И с этими словами она сдернула с головы платок и, нагнув свою заседевшую голову и приподняв жидковатую прядку волос, показала большой и глубокий белеющий шрам недалеко от виска.
– Видела? – спросила она, снова надевая платок.
– Видела.
– Что, небось ловко съезжено?.. Еще слава богу, что жива осталась. Два месяца в госпитале пролежала. Дохтура говорили, что черепу повреждение вышло… Если бы, говорят, еще чуточку, то сразу дух вон…
– Кто ж это тебя, Ивановна?
– Известно кто! Муж, царствие ему небесное! – с чувством проговорила Ивановна и набожно перекрестилась.
– За что же это он тебя? – спрашивала Груня, все еще не догадывавшаяся, какое отношение имеет этот шрам к ее собственному положению.
– А за свое же безумство, за свое, милая… Тоже была в твоих, примерно, годах за матросом и тоже была замуж отдана, как и ты, безо всякой приверженности. Однако себя соблюдала до поры до времени… А пришла пора, мой-то ушел в плавание, а тут подвернись такой же подлец, вроде Васьки… “Агаша да Агашенька… андел…” ну, одним словом, все эти мужчинские подлости свои повторял. Я и развесь уши… И показался он мне в те поры самым желанным человеком на свете, этот унтерцер. Ну и втюрилась… Не ем, не сплю, только бы его увидать… Известно, наша сестра если втюрится, то лишится всякого рассудка… Души в ем не чаю… И не было бы ничего, если б этот подлец отстал… Проплакала бы я глаза и шабаш… Так нет! И он свою линию вел… знал, чем облестить… Тоже прикинулся, что в отчаянности… Я и пожалей… А коли наша сестра втюрится да пожалеет… известно, что выйдет… Ну и вышло. Хороводились мы так лето, унтерцер и отстал… А тут муж вернулся… Я сгоряча бух ему в ноги. “Так и так, мол, виновата я была, закон нарушила… Простите, говорю.

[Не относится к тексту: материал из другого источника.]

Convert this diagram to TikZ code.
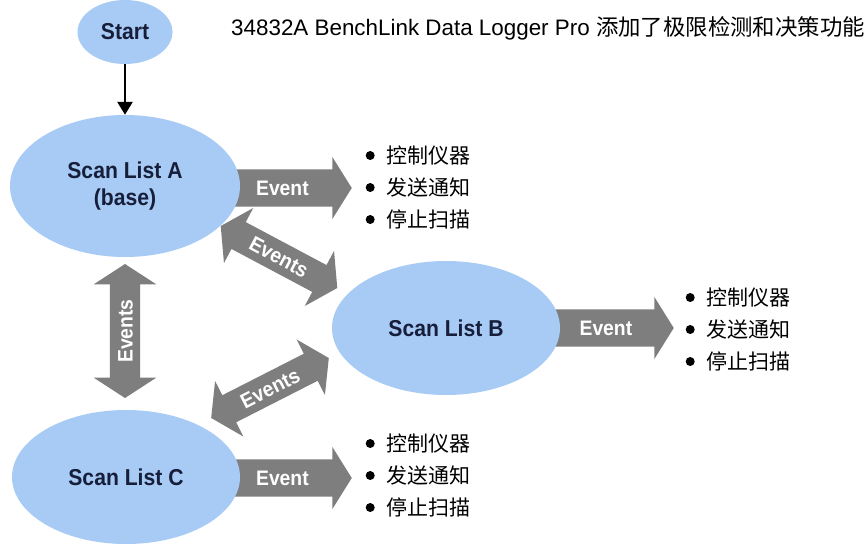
\documentclass[tikz,border=0pt]{standalone}
\usepackage{fontspec}
\setmainfont{Liberation Sans}
\newfontfamily\cjk{Noto Sans CJK SC}
\newfontfamily\lblfont[FakeStretch=0.92]{Liberation Sans}
\usetikzlibrary{shapes.geometric,shapes.arrows,arrows.meta}
\definecolor{ellblue}{RGB}{168,203,245}
\definecolor{evgray}{RGB}{126,126,126}
\definecolor{navy}{RGB}{22,30,58}
\newcommand\bul{\tikz[baseline=-7.5pt]\fill[black] (0pt,0pt) circle[radius=4.5pt];\hspace{12pt}}
\begin{document}
\begin{tikzpicture}[x=1pt,y=-1pt,
  ell/.style={ellipse, fill=ellblue, inner sep=0pt, text=navy, align=center,
    font=\lblfont\bfseries\fontsize{23}{27}\selectfont},
  evsingle/.style={single arrow, fill=evgray, text=white, inner xsep=0pt, inner ysep=0pt,
    font=\lblfont\bfseries\fontsize{21}{21}\selectfont,
    text height=26pt, text depth=11pt,
    single arrow head extend=12.5pt, single arrow tip angle=116, minimum height=#1},
  evdouble/.style={double arrow, fill=evgray, text=white, inner xsep=0pt, inner ysep=0pt,
    font=\lblfont\bfseries\fontsize{21}{21}\selectfont,
    text height=22.5pt, text depth=7.5pt,
    double arrow head extend=16pt, double arrow tip angle=114, minimum height=#1},
  list/.style={anchor=west, align=left, inner sep=0pt,
    font=\cjk\fontsize{21}{32}\selectfont},
  flow/.style={line width=2.6pt, -{Triangle[width=15pt,length=13pt]}}
]
\useasboundingbox (0,0) rectangle (868,547);
\fill[white] (0,0) rectangle (868,547);

% title
\node[anchor=west, inner sep=0pt, font=\fontsize{22.4}{22.4}\selectfont] (title) at (231,28)
  {34832A BenchLink Data Logger Pro {\cjk 添加了极限检测和决策功能}};

% block arrows (drawn first, ellipses on top)
\node[evsingle=127pt, anchor=tip] (ea) at (352,188) {Event};
\node[evsingle=124pt, anchor=tip] (eb) at (674,328) {Event};
\node[evsingle=127pt, anchor=tip] (ec) at (352,478) {Event};
\node[evdouble=134pt, rotate=90] (eac) at (125,331) {Events};
\node[evdouble=132pt, rotate=-28] (eab) at (279,257) {Events};
\node[evdouble=132pt, rotate=27] (ebc) at (270,388) {Events};

% ellipses
\node[ell, minimum width=95pt, minimum height=64pt] (start) at (125,32) {Start};
\node[ell, minimum width=230pt, minimum height=142pt] (A) at (125,186) {Scan List A\\(base)};
\node[ell, minimum width=228pt, minimum height=134pt] (B) at (446,328) {Scan List B};
\node[ell, minimum width=228pt, minimum height=134pt] (C) at (126,477) {Scan List C};

\draw[flow] (start) -- (A);

% bullet lists
\node[list] (la) at (365.5,187) {\bul 控制仪器\\\bul 发送通知\\\bul 停止扫描};
\node[list] (lb) at (685.5,329) {\bul 控制仪器\\\bul 发送通知\\\bul 停止扫描};
\node[list] (lc) at (365.5,475) {\bul 控制仪器\\\bul 发送通知\\\bul 停止扫描};
\end{tikzpicture}
\end{document}
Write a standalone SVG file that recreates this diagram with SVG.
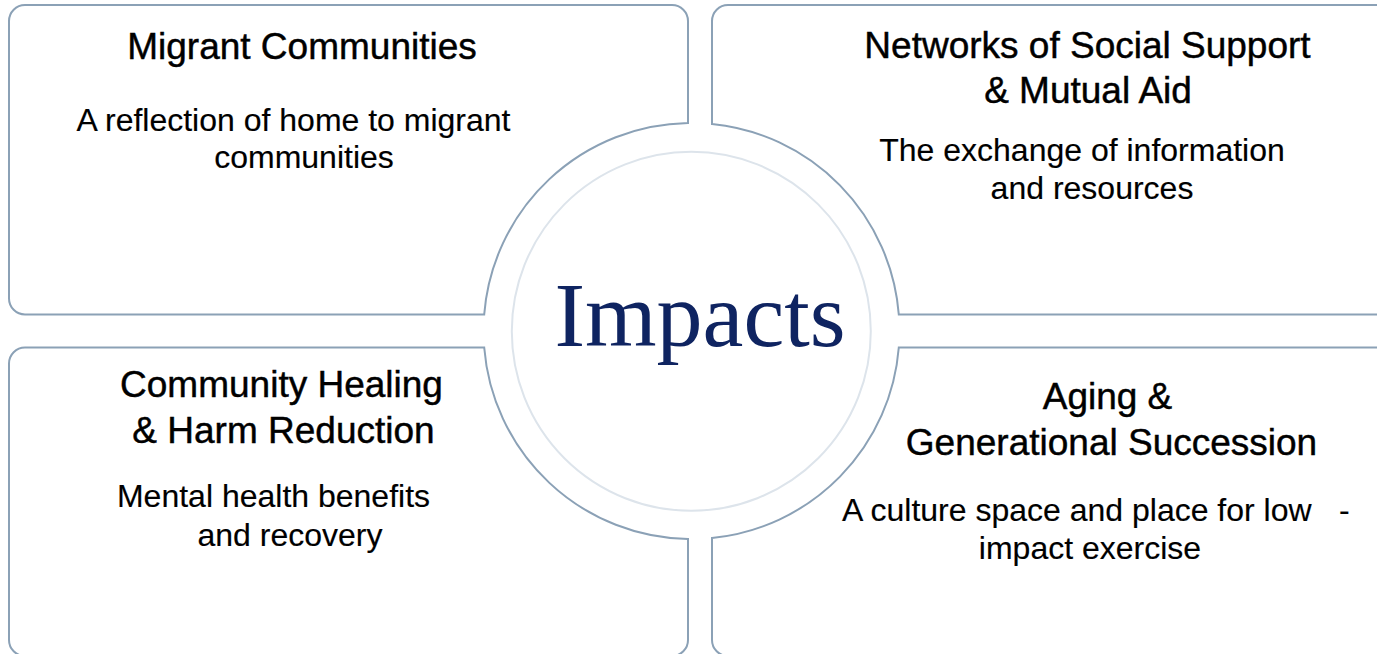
<svg xmlns="http://www.w3.org/2000/svg" width="1377" height="654" viewBox="0 0 1377 654">
  <style>
    .box { fill: #FFFFFF; stroke: #8BA1B6; stroke-width: 2; }
    .ring { fill: none; stroke: #DDE4EB; stroke-width: 2; }
    .title { font-family: "Liberation Sans", Arial, sans-serif; font-size: 37px; fill: #000000; stroke: #000000; stroke-width: 0.45; text-anchor: middle; }
    .body { font-family: "Liberation Sans", Arial, sans-serif; font-size: 32px; fill: #000000; stroke: #000000; stroke-width: 0.15; text-anchor: middle; }
    .center { font-family: "Liberation Serif", "Times New Roman", serif; font-size: 92px; fill: #0F2461; text-anchor: middle; }
  </style>
  <rect width="1377" height="654" fill="#FFFFFF"/>
  <g id="node-migrant">
    <path class="box" d="M25,5 H672 A16,16 0 0 1 688,21 V123 A208,208 0 0 0 484.2,314.5 H25 A16,16 0 0 1 9,298.5 V21 A16,16 0 0 1 25,5 Z"/>
    <text class="title" x="302" y="59">Migrant Communities</text>
    <text class="body" x="293.5" y="131">A reflection of home to migrant</text>
    <text class="body" x="304" y="168">communities</text>
  </g>
  <g id="node-networks">
    <path class="box" d="M728,5 H1400 V314.5 H898.8 A208,208 0 0 0 712,124 V21 A16,16 0 0 1 728,5 Z"/>
    <text class="title" x="1087.5" y="58">Networks of Social Support</text>
    <text class="title" x="1088" y="103">&amp; Mutual Aid</text>
    <text class="body" x="1082" y="161">The exchange of information</text>
    <text class="body" x="1092" y="199">and resources</text>
  </g>
  <g id="node-healing">
    <path class="box" d="M25,347.5 H484.2 A208,208 0 0 0 688,539 V640 A16,16 0 0 1 672,656 H25 A16,16 0 0 1 9,640 V363.5 A16,16 0 0 1 25,347.5 Z"/>
    <text class="title" x="281.5" y="397">Community Healing</text>
    <text class="title" x="283.5" y="443">&amp; Harm Reduction</text>
    <text class="body" x="273.5" y="507">Mental health benefits</text>
    <text class="body" x="290" y="546">and recovery</text>
  </g>
  <g id="node-aging">
    <path class="box" d="M898.8,347.5 H1400 V656 H728 A16,16 0 0 1 712,640 V538 A208,208 0 0 0 898.8,347.5 Z"/>
    <text class="title" x="1107.5" y="409">Aging &amp;</text>
    <text class="title" x="1111.5" y="455">Generational Succession</text>
    <text class="body" x="842" y="521" style="text-anchor:start">A culture space and place for low<tspan x="1339">-</tspan></text>
    <text class="body" x="1090" y="559">impact exercise</text>
  </g>
  <g id="node-impacts">
    <circle class="ring" cx="691.3" cy="331.3" r="179.5"/>
    <text class="center" x="700" y="346">Impacts</text>
  </g>
  <g id="connectors"></g>
</svg>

Больше не буду”. А он, толком не выслушавши, хвать кочергу да со всей мочи… Потом бегал в госпиталь, каялся и прощал – только, говорит, поправляйся… Но с тех пор – на что верна была я жена, а мой матрос – царство ему небесное! – чуть что, сейчас драться… И такая расстройка пошла, что не дай бог. Натерпелась я, пока мы оба в лета не вошли. И еще сам меня виноватил. “Ты, говорит, дура, чего мне винилась! Нешто, говорит, лестно мне знать, как мою да законную супругу чужой человек в уста целовал?.. Нешто, говорит, легко мне было свою жену да убить? Дура, говорит, и есть…” И впрямь дура была! Нет, Груня, милая, не винись лучше Григорию. Коли себя не жалеешь, его-то пожалей. Жисть евойную не рушь, – закончила свой рассказ Ивановна.